After I completed school, I started praying about where God wanted me, and what I should do with my life. Over the summer I had been away on Christian camps and still not felt any direction. Once home, as I went through the leaflets and information I had collected, one stood out as a distinct possibility. So, I prayed, “God if this is the right one, open doors and make it happen, and if it’s not the right one, close the door.” It’s not a fleece prayer but I still expected God to prove the direction I was to take. He answered the prayer just as miraculously though. Within ten days of praying that prayer, I had spoken to the organisation offering the year out scheme, visited my potential placement church, stayed with a friend for a few days, had my placement accepted, moved to a new house and started work. Only God’s provision and timing could have allowed all that to have taken place in such a short space of time. It is not something I could have organised; I am disorganised and indecisive, even at the best of times! God had definitely opened the door, just as I had asked Him to.
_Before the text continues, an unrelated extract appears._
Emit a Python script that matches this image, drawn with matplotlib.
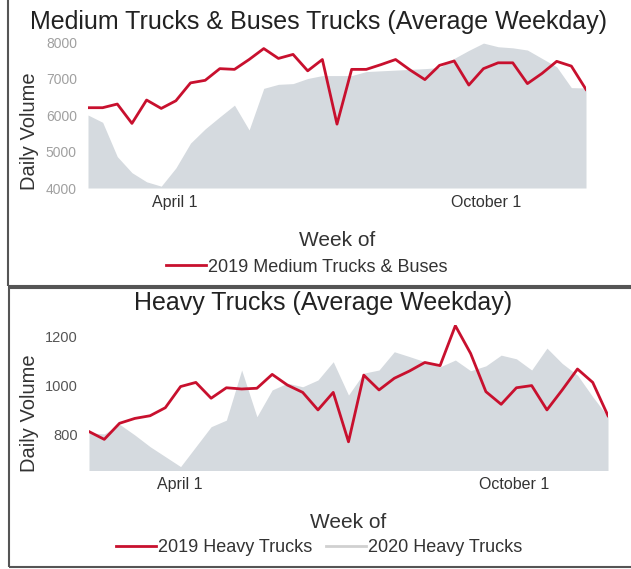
import matplotlib.pyplot as plt
from matplotlib.lines import Line2D
from matplotlib.patches import Rectangle

weeks = list(range(35))

medium_2019 = [6200, 6200, 6300, 5770, 6410, 6180, 6390, 6880, 6950, 7270,
               7250, 7520, 7820, 7550, 7660, 7210, 7520, 5750, 7250, 7250,
               7380, 7520, 7230, 6970, 7360, 7480, 6820, 7270, 7430, 7430,
               6860, 7140, 7470, 7340, 6700]
medium_2020 = [6000, 5800, 4860, 4420, 4170, 4050, 4550, 5230, 5620, 5950,
               6270, 5590, 6730, 6840, 6860, 7000, 7080, 7080, 7080, 7190,
               7210, 7230, 7250, 7270, 7300, 7550, 7770, 7970, 7870, 7840,
               7780, 7550, 7320, 6750, 6740]

heavy_2019 = [810, 778, 844, 864, 875, 908, 995, 1012, 947, 990,
              985, 988, 1045, 1001, 971, 899, 971, 768, 1042, 981,
              1029, 1059, 1094, 1081, 1245, 1131, 974, 922, 990, 999,
              899, 981, 1067, 1012, 875]
heavy_2020 = [805, 800, 840, 796, 748, 707, 666, 748, 830, 857,
              1063, 871, 981, 1009, 994, 1022, 1097, 960, 1050, 1063,
              1138, 1118, 1097, 1076, 1104, 1060, 1080, 1124, 1109, 1063,
              1153, 1090, 1042, 953, 871]

red = '#c8102e'
grey = '#d5dadf'

plt.rcParams['font.family'] = ['Liberation Sans', 'DejaVu Sans']

W, H = 631, 569
fig = plt.figure(figsize=(W / 100, H / 100), dpi=100)

# panel borders
fig.add_artist(Rectangle((8 / W, 1 - 286 / H), 1, 290 / H, transform=fig.transFigure,
                         fill=False, ec='#555555', lw=1.5))
fig.add_artist(Rectangle((9 / W, 1 - 567 / H), 1, 279 / H, transform=fig.transFigure,
                         fill=False, ec='#555555', lw=1.5))

# top chart
ax1 = fig.add_axes([88 / W, 1 - 188 / H, 498 / W, 146 / H])
ax1.fill_between(weeks, medium_2020, 4000, color=grey, lw=0)
ax1.plot(weeks, medium_2019, color=red, lw=2)
ax1.set_xlim(0, 34)
ax1.set_ylim(4000, 8000)
ax1.set_yticks([4000, 5000, 6000, 7000, 8000])
ax1.set_xticks([5.94, 27.2], ['April 1', 'October 1'])
ax1.tick_params(axis='y', length=0, labelsize=10, labelcolor='#a0a0a0', pad=8)
ax1.tick_params(axis='x', length=0, labelsize=11.5, labelcolor='#333333', pad=5)
for s in ax1.spines.values():
    s.set_visible(False)
ax1.set_ylabel('Daily Volume', fontsize=14.5, color='#333333')
ax1.yaxis.set_label_coords(-0.098, 0.39)
ax1.set_xlabel('Week of', fontsize=15, color='#333333', labelpad=15)
fig.text(318 / W, 1 - 22 / H, 'Medium Trucks & Buses Trucks (Average Weekday)',
         ha='center', va='center', fontsize=18, color='#222222')
fig.legend(handles=[Line2D([], [], color=red, lw=2)],
           labels=['2019 Medium Trucks & Buses'],
           loc='center', bbox_to_anchor=(307 / W, 1 - 267 / H), frameon=False,
           fontsize=13, handlelength=2.2, handletextpad=0.1, labelcolor='#333333')

# bottom chart
ax2 = fig.add_axes([89 / W, 1 - 470.5 / H, 519 / W, 146 / H])
ax2.fill_between(weeks, heavy_2020, 650, color=grey, lw=0)
ax2.plot(weeks, heavy_2019, color=red, lw=2)
ax2.set_xlim(0, 34)
ax2.set_ylim(650, 1250)
ax2.set_yticks([800, 1000, 1200])
ax2.set_xticks([5.96, 27.85], ['April 1', 'October 1'])
ax2.tick_params(axis='y', length=0, labelsize=10.5, labelcolor='#555555', pad=8)
ax2.tick_params(axis='x', length=0, labelsize=11.5, labelcolor='#333333', pad=5)
for s in ax2.spines.values():
    s.set_visible(False)
ax2.set_ylabel('Daily Volume', fontsize=14.5, color='#333333')
ax2.yaxis.set_label_coords(-0.096, 0.394)
ax2.set_xlabel('Week of', fontsize=15, color='#333333', labelpad=15)
fig.text(323 / W, 1 - 303 / H, 'Heavy Trucks (Average Weekday)',
         ha='center', va='center', fontsize=18, color='#222222')
fig.legend(handles=[Line2D([], [], color=red, lw=2), Line2D([], [], color='#d0d0d0', lw=2)],
           labels=['2019 Heavy Trucks', '2020 Heavy Trucks'], ncol=2,
           loc='center', bbox_to_anchor=(319 / W, 1 - 548 / H), frameon=False,
           fontsize=13, handlelength=2.2, handletextpad=0.1, columnspacing=0.8,
           labelcolor='#333333')

fig.savefig('out.png', dpi=100, facecolor='white')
There have been other times when I have heard God tell me something and been sure it was Him but then, like Gideon, been afraid of what the task meant and looked like, intimidated by its sheer size and insurmountable challenges. One such call was to study at Bible college, and while I loved the idea, I felt inadequate for the task, so I made excuses not to go. I simply walked away. (Over the years God has continued to invite me to Bible college – which is where I find myself now, following His call.)
Sometimes I look back over those decisions and wonder how my life would have turned out, how different it would have been had I stepped into the things God had planned for my life then, had I been brave enough to step up and say, “okay God, if you’re coming with me, then I’ll do as you ask.” I know my faith would have been tested but I also know I would have come out the other side a stronger Christian because of it. As much as anything though, I was refusing to accept the ‘mighty warrior’ potential God was declaring over my life, the potential He saw in me. Instead, I chose to continue to believe my insecurities were bigger than the potential laid out by the Creator of the universe, laid out by the God who sees the past, present and future, laid out by the God who knows my every thought and deed.
I am discovering that despite what I believe about myself, my Father still sees my potential. He still has an amazing plan for my life. He sees through my fear. He sacrificed His Son, so I could be free from sin, free from fear and free from insecurity. It can be hard to continually stand on that truth, that I am free. Hard to retrain my brain to believe His truth over the lies I’ve heard elsewhere, to accept the potential He sees rather than the insecurity I feel. It is a work in progress that He continues to perform.
Craig Groeshel writes, ‘As God reveals your fears, He will build your faith’ (Dangerous Prayers, p.43). My fear was an insecurity over the gifts and resources God had placed in my life, and my ability to use them. God is building my faith, He has already provided everything I need for the next part of the journey that He has set before me. I therefore need to continue to step out in faith on that journey.